Directions
Everything in the listing except the pictures should be written out exactly.

+++++

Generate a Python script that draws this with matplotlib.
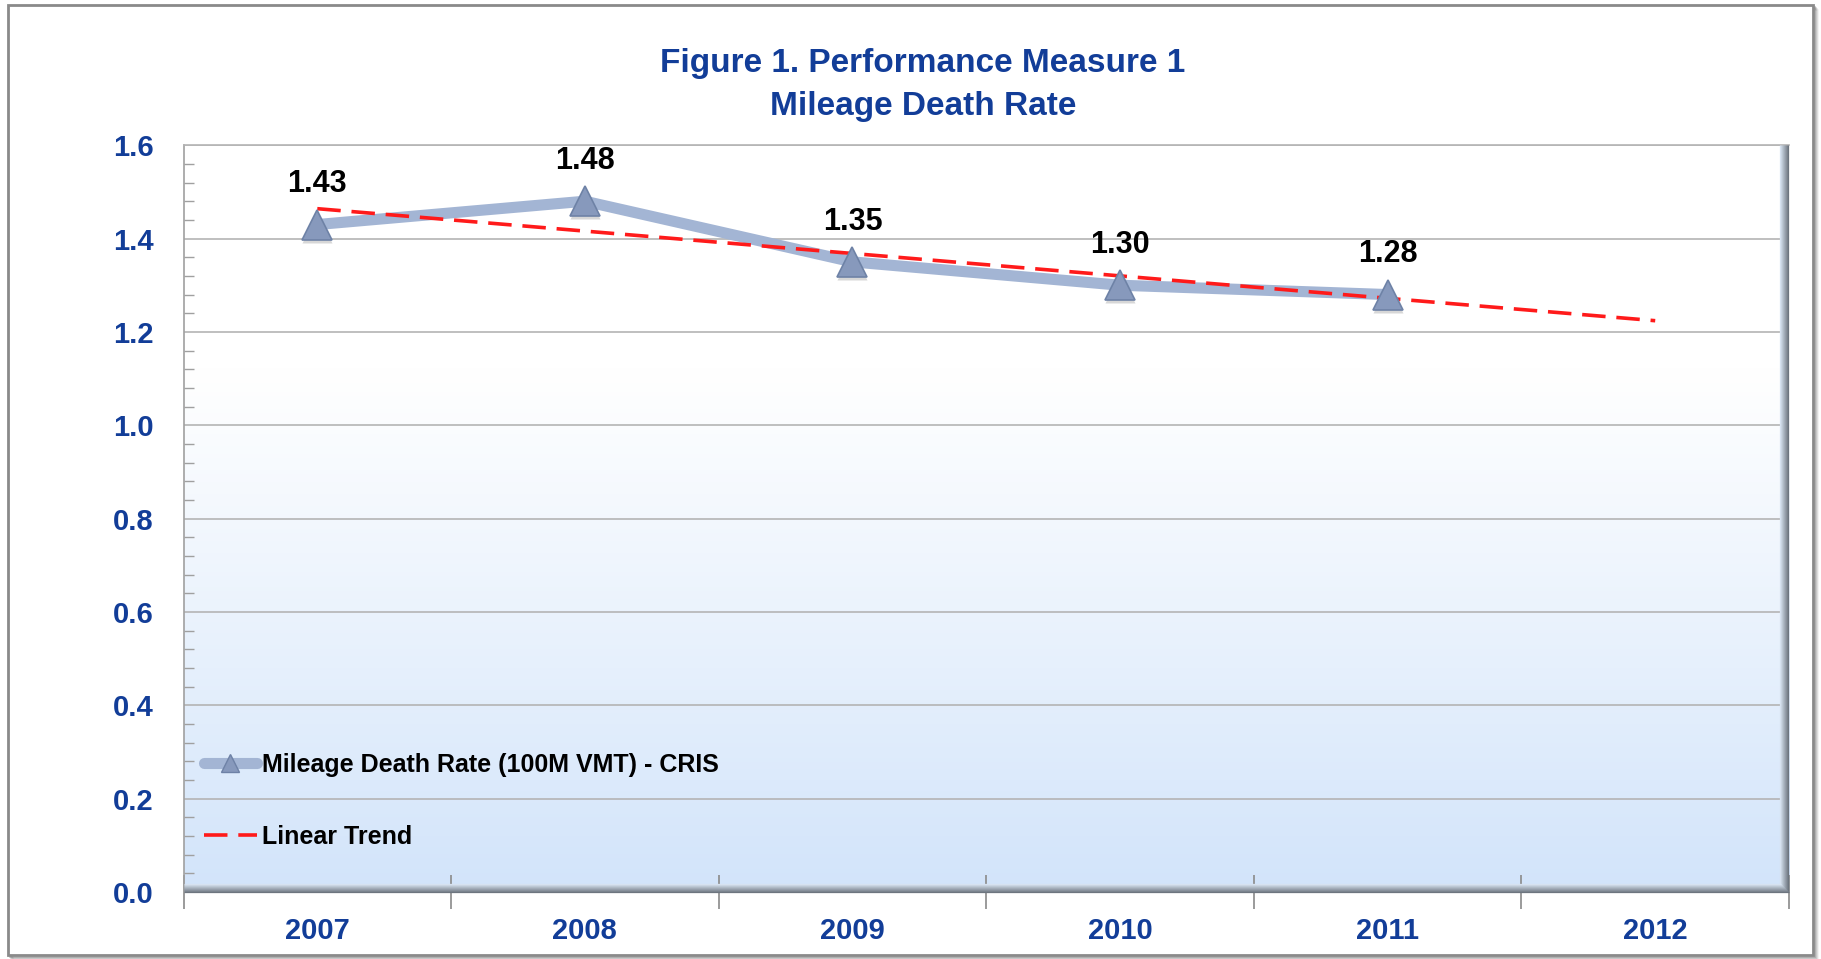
import numpy as np
import matplotlib
matplotlib.use("Agg")
import matplotlib.pyplot as plt
from matplotlib.patches import Rectangle
from matplotlib.lines import Line2D
from matplotlib.ticker import MultipleLocator, FixedLocator

# ---- data ----
years = ["2007", "2008", "2009", "2010", "2011", "2012"]
rate_years = ["2007", "2008", "2009", "2010", "2011"]
rates = [1.43, 1.48, 1.35, 1.30, 1.28]
rate_labels = ["1.43", "1.48", "1.35", "1.30", "1.28"]
series_name = "Mileage Death Rate (100M VMT) - CRIS"
trend_name = "Linear Trend"
title_lines = ["Figure 1. Performance Measure 1", "Mileage Death Rate"]
yticks = [0.0, 0.2, 0.4, 0.6, 0.8, 1.0, 1.2, 1.4, 1.6]

plt.rcParams['font.family'] = ['Liberation Sans', 'DejaVu Sans']
BLUE = '#123d98'

W, H = 1821, 959
fig = plt.figure(figsize=(W / 100, H / 100), dpi=100)
fig.patch.set_facecolor('white')

# outer frame with shadow
for i, a in enumerate([0.35, 0.25, 0.15, 0.08]):
    fig.add_artist(Rectangle(((8 + 2 + i) / W, (H - 955 - 2 - i) / H), (1805) / W, (950) / H,
                             transform=fig.transFigure, fill=False,
                             edgecolor=(0.3, 0.3, 0.3, a), lw=1.2, zorder=-2))
fig.add_artist(Rectangle((8 / W, (H - 955) / H), 1805 / W, 950 / H,
                         transform=fig.transFigure, facecolor='white',
                         edgecolor='#8a8a8a', lw=2, zorder=-1))

ax_l, ax_r, ax_t, ax_b = 183.5, 1789.0, 145.2, 892.0
AW, AH = ax_r - ax_l, ax_b - ax_t
ax = fig.add_axes([ax_l / W, 1 - ax_b / H, AW / W, AH / H])
ax.set_zorder(2)
ax.set_facecolor('none')

n = len(years)
x_all = np.arange(n)
x_rate = np.array([years.index(y) for y in rate_years])

ax.set_xlim(-0.5, n - 0.5)
ax.set_ylim(0, 1.6)

# gradient background
t = np.linspace(0, 1, 512)[:, None]  # 0 top -> 1 bottom
top = np.array([1.0, 1.0, 1.0])
bot = np.array([0xd2, 0xe4, 0xfa]) / 255.0
w = np.clip((t - 0.30) / 0.70, 0, 1) ** 1.05
grad = top[None, None, :] * (1 - w[..., None]) + bot[None, None, :] * w[..., None]
grad = np.repeat(grad, 2, axis=1)
ax.imshow(grad, extent=[0, 1, 0, 1], transform=ax.transAxes, aspect='auto', zorder=0.5,
          interpolation='bicubic')

# gridlines
ax.yaxis.set_major_locator(FixedLocator(yticks))
ax.yaxis.set_minor_locator(MultipleLocator(0.04))
ax.grid(axis='y', which='major', color='#b4b4b4', lw=1.2, zorder=1)
ax.set_axisbelow(True)

# spines / bevel
for s in ['top', 'right', 'left', 'bottom']:
    ax.spines[s].set_visible(False)
ax.plot([0, 0], [0, 1], transform=ax.transAxes, color='#a0a0a0', lw=1.2, clip_on=False, zorder=3)
ax.plot([0, 1], [1, 1], transform=ax.transAxes, color='#b4b4b4', lw=1.2, clip_on=False, zorder=3)

dark = np.array([0x6c, 0x74, 0x7e]) / 255.0
light = np.array([0xd6, 0xe2, 0xf0]) / 255.0
nb = 9
for k in range(nb):
    f = k / (nb - 1)
    c = dark * (1 - f) + light * f
    yy = (k + 0.5) / AH
    ax.plot([0, 1 - (k) / AW], [yy, yy], transform=ax.transAxes, color=c, lw=0.9,
            clip_on=False, zorder=3, solid_capstyle='butt')
    xx = 1 - (k + 0.5) / AW
    ax.plot([xx, xx], [k / AH, 1], transform=ax.transAxes, color=c, lw=0.9,
            clip_on=False, zorder=3, solid_capstyle='butt')

# ticks
ax.set_yticks(yticks)
ax.set_yticklabels([f"{v:.1f}" for v in yticks])
ax.tick_params(axis='y', which='major', length=0, pad=21.5, labelsize=21, labelcolor=BLUE)
ax.tick_params(axis='y', which='minor', direction='in', length=7, color='#a0a0a0', width=1)
for lab in ax.get_yticklabels():
    lab.set_fontweight('bold')

ax.set_xticks(x_all)
ax.set_xticklabels(years)
ax.tick_params(axis='x', which='major', length=0, pad=18, labelsize=21, labelcolor=BLUE)
for lab in ax.get_xticklabels():
    lab.set_fontweight('bold')
ax.set_xticks(np.arange(-0.5, n, 1.0), minor=True)
ax.tick_params(axis='x', which='minor', direction='inout', length=24, color='#8a8a8a', width=1.2)

# trend line (least squares over the data)
coef = np.polyfit(x_rate, rates, 1)
trend = np.polyval(coef, x_all)
ax.plot(x_all, trend, color='#ff1a1a', lw=2.6, dashes=(6.5, 3), zorder=5, label=trend_name)

# series
ax.plot(x_rate, rates, color='#a3b5d4', lw=8, zorder=4, solid_capstyle='round',
        solid_joinstyle='round')
# marker shadow
ax.plot(x_rate, np.array(rates) - 0.007, linestyle='none', marker='^', markersize=22,
        markerfacecolor=(0.3, 0.3, 0.3, 0.22), markeredgecolor='none', zorder=5)
ax.plot(x_rate, rates, linestyle='none', marker='^', markersize=21,
        markerfacecolor='#8799bc', markeredgecolor='#6e82a6', markeredgewidth=1.2, zorder=6)

for xi, v, s in zip(x_rate, rates, rate_labels):
    ax.annotate(s, (xi, v), xytext=(0, 29), textcoords='offset points', ha='center',
                va='center', fontsize=22, fontweight='bold', color='black', zorder=7)

# legend
h1 = Line2D([], [], color='#a3b5d4', lw=8, marker='^', markersize=13,
            markerfacecolor='#8799bc', markeredgecolor='#6e82a6', solid_capstyle='round')
h2 = Line2D([], [], color='#ff1a1a', lw=2.6, dashes=(6.5, 3))
leg = ax.legend([h1, h2], [series_name, trend_name], loc='lower left',
                bbox_to_anchor=(0.0125, 0.058), borderaxespad=0, borderpad=0,
                frameon=False, handlelength=2.15, handletextpad=0.2, labelspacing=1.9,
                prop={'size': 18, 'weight': 'bold'})
for txt in leg.get_texts():
    txt.set_color('black')

# title
fig.text(923 / W, 1 - 63.5 / H, title_lines[0], ha='center', va='center', fontsize=24,
         fontweight='bold', color=BLUE)
fig.text(923 / W, 1 - 106.5 / H, title_lines[1], ha='center', va='center', fontsize=24,
         fontweight='bold', color=BLUE)

fig.savefig('out.png', dpi=100, facecolor='white')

+++++

The output
Generate a Python script that draws this with matplotlib.
import numpy as np
import matplotlib
matplotlib.use("Agg")
import matplotlib.pyplot as plt
from matplotlib.patches import Rectangle
from matplotlib.lines import Line2D
from matplotlib.ticker import MultipleLocator, FixedLocator

# ---- data ----
years = ["2007", "2008", "2009", "2010", "2011", "2012"]
rate_years = ["2007", "2008", "2009", "2010", "2011"]
rates = [1.43, 1.48, 1.35, 1.30, 1.28]
rate_labels = ["1.43", "1.48", "1.35", "1.30", "1.28"]
series_name = "Mileage Death Rate (100M VMT) - CRIS"
trend_name = "Linear Trend"
title_lines = ["Figure 1. Performance Measure 1", "Mileage Death Rate"]
yticks = [0.0, 0.2, 0.4, 0.6, 0.8, 1.0, 1.2, 1.4, 1.6]

plt.rcParams['font.family'] = ['Liberation Sans', 'DejaVu Sans']
BLUE = '#123d98'

W, H = 1821, 959
fig = plt.figure(figsize=(W / 100, H / 100), dpi=100)
fig.patch.set_facecolor('white')

# outer frame with shadow
for i, a in enumerate([0.35, 0.25, 0.15, 0.08]):
    fig.add_artist(Rectangle(((8 + 2 + i) / W, (H - 955 - 2 - i) / H), (1805) / W, (950) / H,
                             transform=fig.transFigure, fill=False,
                             edgecolor=(0.3, 0.3, 0.3, a), lw=1.2, zorder=-2))
fig.add_artist(Rectangle((8 / W, (H - 955) / H), 1805 / W, 950 / H,
                         transform=fig.transFigure, facecolor='white',
                         edgecolor='#8a8a8a', lw=2, zorder=-1))

ax_l, ax_r, ax_t, ax_b = 183.5, 1789.0, 145.2, 892.0
AW, AH = ax_r - ax_l, ax_b - ax_t
ax = fig.add_axes([ax_l / W, 1 - ax_b / H, AW / W, AH / H])
ax.set_zorder(2)
ax.set_facecolor('none')

n = len(years)
x_all = np.arange(n)
x_rate = np.array([years.index(y) for y in rate_years])

ax.set_xlim(-0.5, n - 0.5)
ax.set_ylim(0, 1.6)

# gradient background
t = np.linspace(0, 1, 512)[:, None]  # 0 top -> 1 bottom
top = np.array([1.0, 1.0, 1.0])
bot = np.array([0xd2, 0xe4, 0xfa]) / 255.0
w = np.clip((t - 0.30) / 0.70, 0, 1) ** 1.05
grad = top[None, None, :] * (1 - w[..., None]) + bot[None, None, :] * w[..., None]
grad = np.repeat(grad, 2, axis=1)
ax.imshow(grad, extent=[0, 1, 0, 1], transform=ax.transAxes, aspect='auto', zorder=0.5,
          interpolation='bicubic')

# gridlines
ax.yaxis.set_major_locator(FixedLocator(yticks))
ax.yaxis.set_minor_locator(MultipleLocator(0.04))
ax.grid(axis='y', which='major', color='#b4b4b4', lw=1.2, zorder=1)
ax.set_axisbelow(True)

# spines / bevel
for s in ['top', 'right', 'left', 'bottom']:
    ax.spines[s].set_visible(False)
ax.plot([0, 0], [0, 1], transform=ax.transAxes, color='#a0a0a0', lw=1.2, clip_on=False, zorder=3)
ax.plot([0, 1], [1, 1], transform=ax.transAxes, color='#b4b4b4', lw=1.2, clip_on=False, zorder=3)

dark = np.array([0x6c, 0x74, 0x7e]) / 255.0
light = np.array([0xd6, 0xe2, 0xf0]) / 255.0
nb = 9
for k in range(nb):
    f = k / (nb - 1)
    c = dark * (1 - f) + light * f
    yy = (k + 0.5) / AH
    ax.plot([0, 1 - (k) / AW], [yy, yy], transform=ax.transAxes, color=c, lw=0.9,
            clip_on=False, zorder=3, solid_capstyle='butt')
    xx = 1 - (k + 0.5) / AW
    ax.plot([xx, xx], [k / AH, 1], transform=ax.transAxes, color=c, lw=0.9,
            clip_on=False, zorder=3, solid_capstyle='butt')

# ticks
ax.set_yticks(yticks)
ax.set_yticklabels([f"{v:.1f}" for v in yticks])
ax.tick_params(axis='y', which='major', length=0, pad=21.5, labelsize=21, labelcolor=BLUE)
ax.tick_params(axis='y', which='minor', direction='in', length=7, color='#a0a0a0', width=1)
for lab in ax.get_yticklabels():
    lab.set_fontweight('bold')

ax.set_xticks(x_all)
ax.set_xticklabels(years)
ax.tick_params(axis='x', which='major', length=0, pad=18, labelsize=21, labelcolor=BLUE)
for lab in ax.get_xticklabels():
    lab.set_fontweight('bold')
ax.set_xticks(np.arange(-0.5, n, 1.0), minor=True)
ax.tick_params(axis='x', which='minor', direction='inout', length=24, color='#8a8a8a', width=1.2)

# trend line (least squares over the data)
coef = np.polyfit(x_rate, rates, 1)
trend = np.polyval(coef, x_all)
ax.plot(x_all, trend, color='#ff1a1a', lw=2.6, dashes=(6.5, 3), zorder=5, label=trend_name)

# series
ax.plot(x_rate, rates, color='#a3b5d4', lw=8, zorder=4, solid_capstyle='round',
        solid_joinstyle='round')
# marker shadow
ax.plot(x_rate, np.array(rates) - 0.007, linestyle='none', marker='^', markersize=22,
        markerfacecolor=(0.3, 0.3, 0.3, 0.22), markeredgecolor='none', zorder=5)
ax.plot(x_rate, rates, linestyle='none', marker='^', markersize=21,
        markerfacecolor='#8799bc', markeredgecolor='#6e82a6', markeredgewidth=1.2, zorder=6)

for xi, v, s in zip(x_rate, rates, rate_labels):
    ax.annotate(s, (xi, v), xytext=(0, 29), textcoords='offset points', ha='center',
                va='center', fontsize=22, fontweight='bold', color='black', zorder=7)

# legend
h1 = Line2D([], [], color='#a3b5d4', lw=8, marker='^', markersize=13,
            markerfacecolor='#8799bc', markeredgecolor='#6e82a6', solid_capstyle='round')
h2 = Line2D([], [], color='#ff1a1a', lw=2.6, dashes=(6.5, 3))
leg = ax.legend([h1, h2], [series_name, trend_name], loc='lower left',
                bbox_to_anchor=(0.0125, 0.058), borderaxespad=0, borderpad=0,
                frameon=False, handlelength=2.15, handletextpad=0.2, labelspacing=1.9,
                prop={'size': 18, 'weight': 'bold'})
for txt in leg.get_texts():
    txt.set_color('black')

# title
fig.text(923 / W, 1 - 63.5 / H, title_lines[0], ha='center', va='center', fontsize=24,
         fontweight='bold', color=BLUE)
fig.text(923 / W, 1 - 106.5 / H, title_lines[1], ha='center', va='center', fontsize=24,
         fontweight='bold', color=BLUE)

fig.savefig('out.png', dpi=100, facecolor='white')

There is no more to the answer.